Behind the raw lyrics lies a vision bigger than block fame. “I want my name stamped across the world,” Chucky says, his eyes fixed on something distant. But this isn’t just about personal glory – it’s about writing “passed away friends’ names across the sky,” ensuring that those who couldn’t make it out of the Bronx live forever through his music.

What sets Chucky apart isn’t just his story – it’s his understanding of pain as currency in a game where authenticity is everything. While locked up, his mother’s words became his mantra: “Pray for the best and prepare for the worst.” Those words, spoken through prison visit glass, now echo through his music as he claims he’s “due for a win.”

But perhaps most remarkable is Chucky’s mission to be universal. In a genre often defined by division, he aims to be “someone anybody can listen to.” It’s an ambitious goal, but one that speaks to music’s power to transcend boundaries. His pain might be personal, but his message is universal – survival, loyalty, loss, and the relentless pursuit of better days.

From Freeman Avenue to wherever his music takes him, Chucky carries more than beats and rhymes – he carries the hopes of a neighborhood, the memory of a brother, and the kind of truth that can’t be written, only lived.
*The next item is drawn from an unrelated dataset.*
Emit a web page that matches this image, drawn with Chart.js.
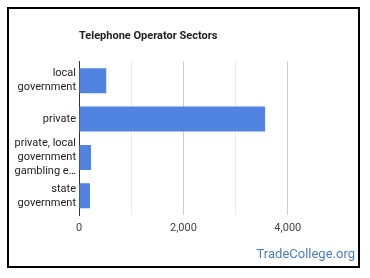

In an industry full of fabricated stories, his reality hits different. Because when Chucky speaks about pain, about loyalty, about survival – he’s not just making music. He’s documenting history, one bar at a time.

His story isn’t finished. But with every verse, every recording session, every small win, he’s proving that sometimes the deepest pain creates the most powerful purpose. And in the end, that might be what makes him not just different, but necessary in today’s musical landscape.